Однако, если бы эти 100 тысяч человек за двенадцатилетнюю службу выполняли одни и те же обязанности не более двух лет подряд, они получили бы такую разностороннюю подготовку, что стали бы превосходными инструкторами, младшими офицерами и специалистами. Эти солдаты разделялись по категориям, в которых они продвигались вверх в зависимости от полученных результатов, как в академии. Эта почти школьная система была результатом навязанных ограничений и двенадцатилетнего срока службы. Отбор офицеров для стотысячной армии происходил из числа представителей большой императорской армии на основании мнения их непосредственных начальников. Естественно, что иногда в расчет принимались и экономические факторы. В последние годы существования рейхсвера мы часто задавались вопросом, достаточно ли среди его офицеров тех, кто проявил себя настоящим воином. Присутствие в рядах армии таких офицеров считалось необходимым в период беспорядков, когда же наступили спокойные времена, то, как это часто бывает, они стали неудобными подчиненными и не пользовались в недавно сформированном рейхсвере тем уважением, которое заслуживали своими способностями.

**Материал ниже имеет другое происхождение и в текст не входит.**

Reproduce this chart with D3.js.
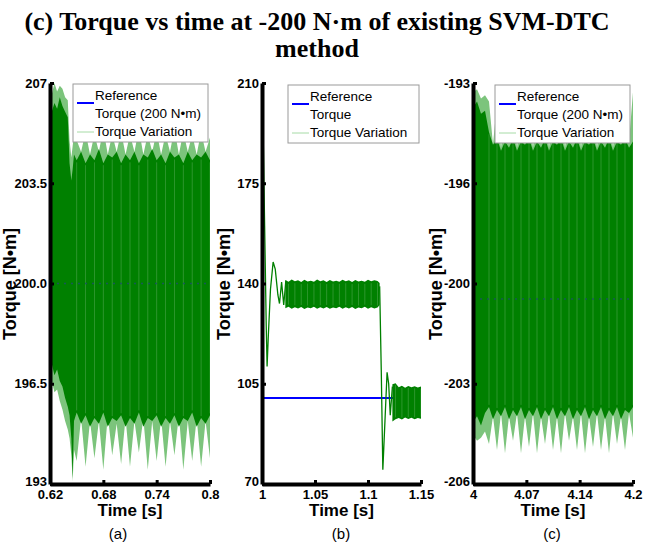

Когда сегодня мы оглядываемся назад, то видим, что наши критические взгляды были верными: в армии тогда оказалось слишком много молодых офицеров того типа, к которому относятся офицеры свиты, порученцы и адъютанты, сотрудники высоких штабов, – умных, образованных, изящных, элегантных. Вследствие этого позднее высказывались опасения, что армии угрожает опасность потонуть в схоластических теориях. Характер, гражданское мужество, поиск собственных идей молодых офицеров ценились заслуженно высоко, а вот многие их критические замечания отвергались из-за того ироничного оттенка, который эти молодые офицеры им придавали. При этом критика, бесспорно, была необходима для жизни и развития армии, хотя и создавала стесняющую напряженность. Конечно, начиная с уровня командира батальона ощущалось вполне объяснимое желание продвижения по службе, затрудненного из-за небольшого количества вакансий и большого числа соискателей, способных их занять, что всегда плохо; лучше, когда бывает наоборот. На мой взгляд, тот выбор, что делали в армии, не всегда был удачным.